Mechanical stability and electronic properties of buried strained quantum wire arrays

Abstract

A closed-form solution is presented for the stresses induced in an infinite elastic body by a periodic array of misfitting inclusions. This solution is used to study the mechanical and electronic properties of buried arrays of [11̄0]-oriented strained quantum wires. A critical mismatch condition along the lines of the Matthews and Blakeslee condition for strained layers is developed and is used to show that quantum wire structures should be extremely stable in the postgrowth processing stages provided that the repeat period of the array is more than four times the dimension of a wire. If the period is more than five times the wire dimension then each member of the array behaves like an isolated wire.
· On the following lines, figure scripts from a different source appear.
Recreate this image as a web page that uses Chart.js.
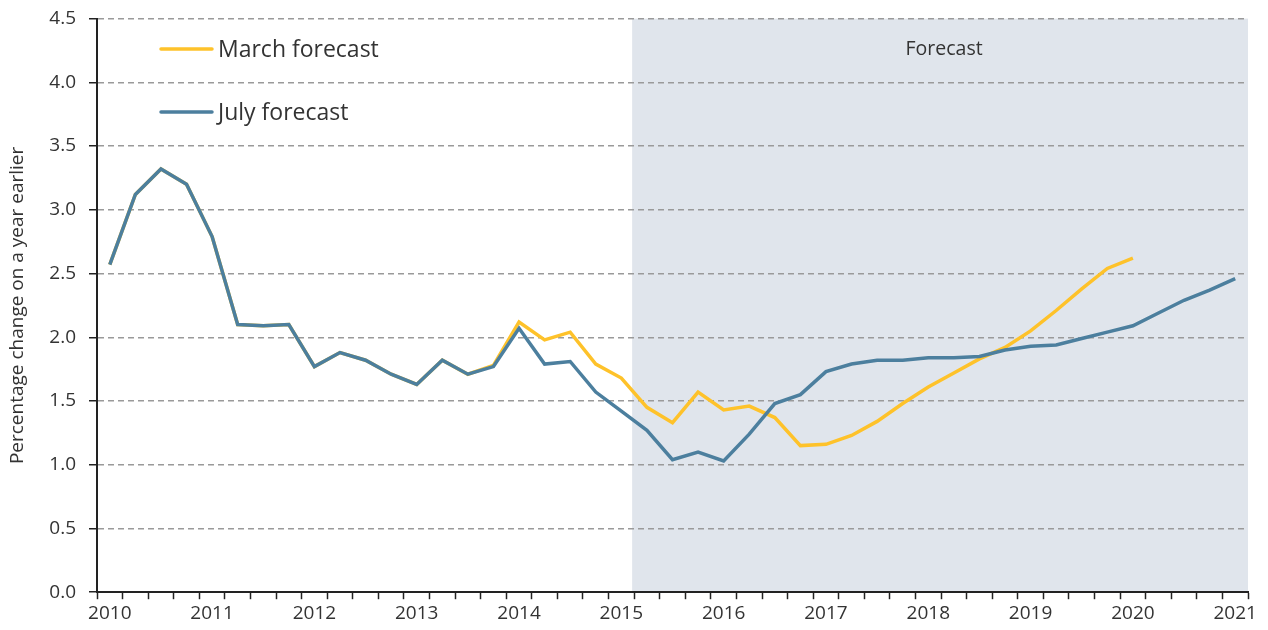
<!DOCTYPE html>
<html>
<head>
<meta charset="utf-8">
<script src="https://cdn.jsdelivr.net/npm/chart.js@4/dist/chart.umd.min.js"></script>
<style>
  html, body { margin: 0; padding: 0; background: #ffffff; }
  #wrap { width: 1268px; height: 630px; position: relative; }
</style>
</head>
<body>
<div id="wrap"><canvas id="c" width="1268" height="630"></canvas></div>
<script>
// ---- Data (quarterly, 2010 Q1 to 2021 Q1) ----
const firstYear = 2010;
const lastYear = 2021;
const quarters = [];
for (let y = firstYear; y <= lastYear; y++) {
  for (let q = 1; q <= 4; q++) {
    if (y === lastYear && q > 1) break;
    quarters.push(y + ' Q' + q);
  }
}
const yTicks = [0.0, 0.5, 1.0, 1.5, 2.0, 2.5, 3.0, 3.5, 4.0, 4.5];

const julyForecast = [2.57, 3.12, 3.32, 3.20, 2.79, 2.10, 2.09, 2.10, 1.77, 1.88,
  1.82, 1.71, 1.63, 1.82, 1.71, 1.77, 2.07, 1.79, 1.81, 1.57,
  1.42, 1.27, 1.04, 1.10, 1.03, 1.24, 1.48, 1.55, 1.73, 1.79,
  1.82, 1.82, 1.84, 1.84, 1.85, 1.90, 1.93, 1.94, 1.99, 2.04,
  2.09, 2.19, 2.29, 2.37, 2.46];

const marchForecast = [2.57, 3.12, 3.32, 3.20, 2.79, 2.10, 2.09, 2.10, 1.77, 1.88,
  1.82, 1.71, 1.63, 1.82, 1.71, 1.78, 2.12, 1.98, 2.04, 1.79,
  1.68, 1.45, 1.33, 1.57, 1.43, 1.46, 1.37, 1.15, 1.16, 1.23,
  1.34, 1.48, 1.61, 1.72, 1.83, 1.92, 2.05, 2.21, 2.38, 2.54,
  2.62, null, null, null, null];

const forecastStart = '2015 Q2';
const seriesNames = ['March forecast', 'July forecast'];
const seriesColors = ['#FEC22A', '#4C7F9E'];

const FONT = '"Open Sans", "Liberation Sans", sans-serif';
const TEXT = '#333333';

// Shading + annotations plugin
const decor = {
  id: 'decor',
  beforeDraw(chart) {
    const { ctx, chartArea, scales } = chart;
    const x = scales.x;
    const idx = quarters.indexOf(forecastStart);
    const x0 = x.getPixelForValue(idx - 0.5) - 2;
    ctx.save();
    ctx.fillStyle = '#E0E5EC';
    ctx.fillRect(x0, chartArea.top, chartArea.right - x0, chartArea.bottom - chartArea.top);
    ctx.restore();
  },
  afterDatasetsDraw(chart) {
    const { ctx, chartArea, scales } = chart;
    const x = scales.x;
    const idx = quarters.indexOf(forecastStart);
    const x0 = x.getPixelForValue(idx - 0.5) - 2;
    ctx.save();
    ctx.fillStyle = TEXT;
    ctx.font = '19.5px ' + FONT;
    ctx.textAlign = 'center';
    ctx.textBaseline = 'middle';
    ctx.fillText('Forecast', (x0 + chartArea.right) / 2 + 4, 49);
    // Legend
    const rows = [49, 112];
    ctx.font = '23px ' + FONT;
    ctx.textAlign = 'left';
    seriesNames.forEach((name, i) => {
      ctx.strokeStyle = seriesColors[i];
      ctx.lineWidth = 3.5;
      ctx.lineCap = 'round';
      ctx.beginPath();
      ctx.moveTo(161, rows[i]);
      ctx.lineTo(212, rows[i]);
      ctx.stroke();
      ctx.fillStyle = TEXT;
      ctx.fillText(name, 218, rows[i] + 1);
    });
    ctx.restore();
  }
};

new Chart(document.getElementById('c'), {
  type: 'line',
  data: {
    labels: quarters,
    datasets: [
      {
        label: seriesNames[1],
        data: julyForecast,
        borderColor: seriesColors[1],
        borderWidth: 3.5,
        pointRadius: 0,
        tension: 0,
        fill: false,
        order: 0
      },
      {
        label: seriesNames[0],
        data: marchForecast,
        borderColor: seriesColors[0],
        borderWidth: 3.5,
        pointRadius: 0,
        tension: 0,
        fill: false,
        spanGaps: false,
        order: 1
      }
    ]
  },
  options: {
    responsive: false,
    animation: false,
    devicePixelRatio: 1,
    layout: { padding: { left: 0, right: 20, top: 18.6, bottom: 2 } },
    plugins: {
      legend: { display: false },
      tooltip: { enabled: false }
    },
    scales: {
      x: {
        type: 'category',
        offset: true,
        grid: {
          display: true,
          offset: true,
          drawOnChartArea: false,
          drawTicks: true,
          tickLength: 7,
          tickColor: '#222222',
          tickWidth: 1.5
        },
        border: { display: true, color: '#222222', width: 2 },
        ticks: {
          autoSkip: false,
          maxRotation: 0,
          minRotation: 0,
          padding: 3,
          color: TEXT,
          font: { family: FONT, size: 19 },
          callback: function(v, i) {
            const lab = quarters[i];
            return lab.endsWith('Q1') ? lab.slice(0, 4) : '';
          }
        }
      },
      y: {
        min: 0,
        max: 4.5,
        afterBuildTicks(scale) {
          scale.ticks = yTicks.map(v => ({ value: v }));
        },
        afterFit(scale) {
          scale.width = 97;
          scale.paddingTop = 0;
          scale.paddingBottom = 0;
        },
        grid: {
          color: '#9A9A9A',
          lineWidth: 1.5,
          tickLength: 8,
          tickColor: '#222222',
          tickWidth: 1.5,
          tickBorderDash: [],
          drawTicks: true
        },
        border: { display: true, color: '#222222', width: 2, dash: [6, 4] },
        ticks: {
          padding: 13,
          color: TEXT,
          font: { family: FONT, size: 19 },
          callback: v => Number(v).toFixed(1)
        },
        title: {
          display: true,
          text: 'Percentage change on a year earlier',
          color: TEXT,
          font: { family: FONT, size: 19 },
          padding: { top: 6, bottom: 0 }
        }
      }
    }
  },
  plugins: [decor]
});
</script>
</body>
</html>
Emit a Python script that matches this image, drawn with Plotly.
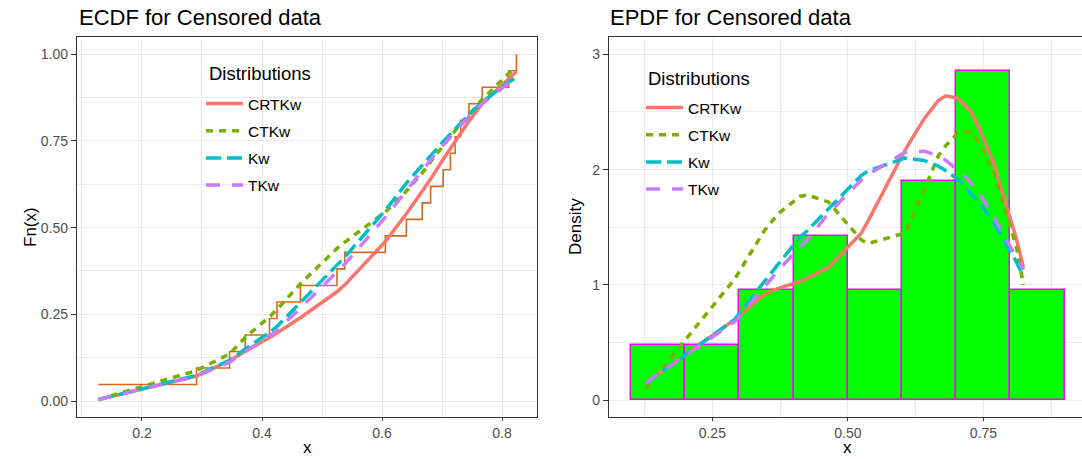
import numpy as np
import plotly.graph_objects as go

# ---------------- data ----------------
x_data = [0.127, 0.291, 0.346, 0.372, 0.4125, 0.425, 0.464, 0.525, 0.538, 0.6056,
          0.6406, 0.667, 0.681, 0.702, 0.714, 0.722, 0.731, 0.745, 0.767, 0.811, 0.824]

dist_names = ["CRTKw", "CTKw", "Kw", "TKw"]
legend_title = "Distributions"

cdf_CRTKw = [0.004, 0.072, 0.117, 0.142, 0.183, 0.196, 0.240, 0.315, 0.335, 0.460,
             0.540, 0.605, 0.640, 0.697, 0.728, 0.750, 0.772, 0.807, 0.857, 0.930, 0.950]
cdf_CTKw = [0.004, 0.088, 0.136, 0.183, 0.243, 0.264, 0.338, 0.440, 0.458, 0.545,
            0.605, 0.657, 0.690, 0.735, 0.760, 0.780, 0.800, 0.825, 0.870, 0.944, 0.958]
cdf_Kw = [0.004, 0.074, 0.117, 0.150, 0.198, 0.215, 0.284, 0.390, 0.415, 0.550,
          0.628, 0.680, 0.708, 0.748, 0.770, 0.785, 0.800, 0.826, 0.862, 0.920, 0.932]
cdf_TKw = [0.004, 0.072, 0.112, 0.143, 0.188, 0.204, 0.268, 0.370, 0.395, 0.530,
           0.608, 0.665, 0.695, 0.738, 0.762, 0.778, 0.795, 0.820, 0.857, 0.917, 0.928]

pdf_CRTKw = [0.15, 0.70, 0.92, 0.97, 1.03, 1.06, 1.15, 1.45, 1.56, 2.17,
             2.44, 2.60, 2.64, 2.62, 2.57, 2.53, 2.47, 2.33, 2.08, 1.40, 1.15]
pdf_CTKw = [0.10, 1.05, 1.47, 1.62, 1.77, 1.78, 1.72, 1.39, 1.36, 1.45,
            1.82, 2.12, 2.21, 2.31, 2.33, 2.33, 2.31, 2.21, 2.01, 1.33, 1.00]
pdf_Kw = [0.145, 0.70, 1.03, 1.18, 1.42, 1.47, 1.66, 1.95, 1.99, 2.10,
          2.08, 2.03, 1.99, 1.92, 1.86, 1.82, 1.78, 1.70, 1.55, 1.20, 1.07]
pdf_TKw = [0.15, 0.68, 0.98, 1.13, 1.33, 1.39, 1.62, 1.91, 1.96, 2.15,
           2.16, 2.12, 2.08, 2.00, 1.95, 1.91, 1.86, 1.78, 1.61, 1.24, 1.13]

cdfs = [cdf_CRTKw, cdf_CTKw, cdf_Kw, cdf_TKw]
pdfs = [pdf_CRTKw, pdf_CTKw, pdf_Kw, pdf_TKw]

# ---------------- styles ----------------
colors = ["#F8766D", "#7CAE00", "#00BFC4", "#C77CFF"]
dashes = ["solid", "7px,6px", "15px,6px", "14px,12px"]
FONT = "Liberation Sans, Arial, sans-serif"
W, H = 1082, 459

fig = go.Figure()

# empirical CDF (steps)
xs = np.sort(np.array(x_data))
ecdf_y = np.arange(1, len(xs) + 1) / len(xs)
fig.add_trace(go.Scatter(x=xs, y=ecdf_y, mode="lines", line=dict(color="#D2691E", width=1.6, shape="hv"),
                         showlegend=False, hoverinfo="skip", xaxis="x", yaxis="y"))

for name, c, d, yv in zip(dist_names, colors, dashes, cdfs):
    fig.add_trace(go.Scatter(x=x_data, y=yv, mode="lines", name=name,
                             line=dict(color=c, width=3.5, dash=d),
                             legend="legend", legendgroup=name, xaxis="x", yaxis="y"))

# histogram
fig.add_trace(go.Histogram(x=x_data, histnorm="probability density",
                           xbins=dict(start=0.1, end=0.9, size=0.1), autobinx=False,
                           marker=dict(color="#00FF00", line=dict(color="#FF00FF", width=1.5)),
                           showlegend=False, xaxis="x2", yaxis="y2"))

for name, c, d, yv in zip(dist_names, colors, dashes, pdfs):
    fig.add_trace(go.Scatter(x=x_data, y=yv, mode="lines", name=name,
                             line=dict(color=c, width=3.5, dash=d),
                             legend="legend2", legendgroup=name + "_2", xaxis="x2", yaxis="y2"))

axis_common = dict(showgrid=True, gridcolor="#EBEBEB", gridwidth=1.2, zeroline=False,
                   showline=True, linecolor="#333333", linewidth=1.3, mirror=True,
                   ticks="outside", tickcolor="#333333", tickwidth=1.1,
                   tickfont=dict(family=FONT, size=14, color="#4D4D4D"))


def minor(vals):
    return dict(tickvals=vals, showgrid=True, gridcolor="#EBEBEB", gridwidth=0.6, ticks="")


plot_top, plot_bot = 37, 417
ph = plot_bot - plot_top


def py(v):
    """pixel row -> paper y"""
    return (plot_bot - v) / ph


legend_common = dict(xanchor="left", yanchor="top", bgcolor="rgba(0,0,0,0)", borderwidth=0,
                     traceorder="grouped", tracegroupgap=4, itemwidth=37,
                     font=dict(family=FONT, size=15.5, color="black"))

# white legend key boxes (drawn between gridlines and traces)
shapes = [
    dict(type="rect", xref="paper", yref="paper", x0=197 / W, x1=325 / W, y0=py(207), y1=py(55),
         fillcolor="white", line=dict(width=0), layer="between"),
    dict(type="rect", xref="paper", yref="paper", x0=637 / W, x1=763 / W, y0=py(210), y1=py(60),
         fillcolor="white", line=dict(width=0), layer="between"),
]

ann_font = dict(family=FONT, size=17, color="black")
fig.update_layout(
    width=W, height=H,
    margin=dict(l=0, r=0, t=plot_top, b=H - plot_bot),
    paper_bgcolor="white", plot_bgcolor="white",
    bargap=0,
    xaxis=dict(domain=[77 / W, 537 / W], range=[0.0917, 0.8583],
               tickvals=[0.2, 0.4, 0.6, 0.8], ticktext=["0.2", "0.4", "0.6", "0.8"], ticklen=3,
               minor=minor([0.1, 0.3, 0.5, 0.7]), **axis_common),
    yaxis=dict(domain=[0, 1], range=[-0.046, 1.0496], anchor="x",
               tickvals=[0, 0.25, 0.5, 0.75, 1.0], ticktext=["0.00", "0.25", "0.50", "0.75", "1.00"], ticklen=5,
               minor=minor([0.125, 0.375, 0.625, 0.875]), **axis_common),
    xaxis2=dict(domain=[609 / W, 1.0], range=[0.0594, 0.932], anchor="y2",
                tickvals=[0.25, 0.5, 0.75], ticktext=["0.25", "0.50", "0.75"], ticklen=3,
                minor=minor([0.125, 0.375, 0.625, 0.875]), **axis_common),
    yaxis2=dict(domain=[0, 1], range=[-0.145, 3.15], anchor="x2",
                tickvals=[0, 1, 2, 3], ticktext=["0", "1", "2", "3"], ticklen=5,
                minor=minor([0.5, 1.5, 2.5]), **axis_common),
    legend=dict(x=201 / W, y=py(87), **legend_common),
    legend2=dict(x=641 / W, y=py(91), **legend_common),
    shapes=shapes,
    annotations=[
        dict(text="ECDF for Censored data", xref="paper", yref="paper", x=77 / W, y=py(18),
             xanchor="left", yanchor="middle", showarrow=False, font=dict(family=FONT, size=22, color="black")),
        dict(text="EPDF for Censored data", xref="paper", yref="paper", x=608 / W, y=py(18),
             xanchor="left", yanchor="middle", showarrow=False, font=dict(family=FONT, size=22, color="black")),
        dict(text=legend_title, xref="paper", yref="paper", x=207 / W, y=py(74),
             xanchor="left", yanchor="middle", showarrow=False, font=dict(family=FONT, size=18.5, color="black")),
        dict(text=legend_title, xref="paper", yref="paper", x=646 / W, y=py(78),
             xanchor="left", yanchor="middle", showarrow=False, font=dict(family=FONT, size=18.5, color="black")),
        dict(text="Fn(x)", xref="paper", yref="paper", x=30 / W, y=py(227), textangle=-90,
             xanchor="center", yanchor="middle", showarrow=False, font=ann_font),
        dict(text="Density", xref="paper", yref="paper", x=575 / W, y=py(227), textangle=-90,
             xanchor="center", yanchor="middle", showarrow=False, font=ann_font),
        dict(text="x", xref="paper", yref="paper", x=307 / W, y=py(459),
             xanchor="center", yanchor="bottom", showarrow=False, font=ann_font),
        dict(text="x", xref="paper", yref="paper", x=847 / W, y=py(459),
             xanchor="center", yanchor="bottom", showarrow=False, font=ann_font),
    ],
)

fig.write_html("out.html")
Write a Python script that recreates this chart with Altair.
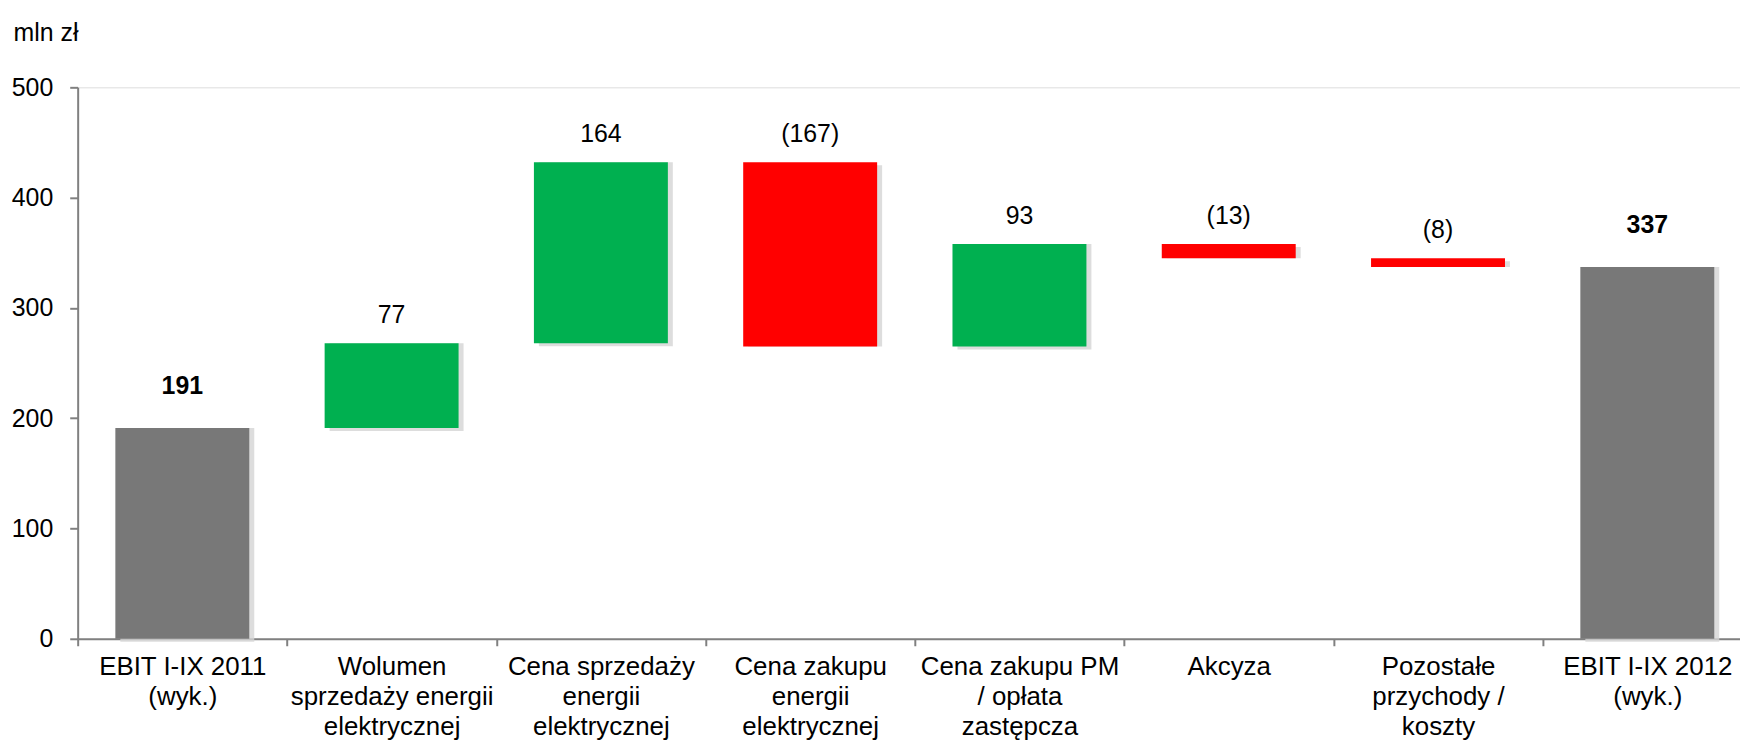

It is shown that stability problems for closely spaced arrays may be avoided by choosing the direction in which the wires are periodically distributed to be [001] rather than [110]. The formulas are also used to investigate the difference between the strain-induced band gap shifts of quantum wires and wells experiencing the same lattice mismatch with the growth substrate. It is found that the dilatation is identical in the two structures so that, in the InGaAs system, wells and wires of the same composition should have very similar band gaps. By contrast, conduction-band splitting in the GeSi system can give rise to differences of up to 100 meV between the band gaps of the two structures. These results are shown to compare very favorably with experiment.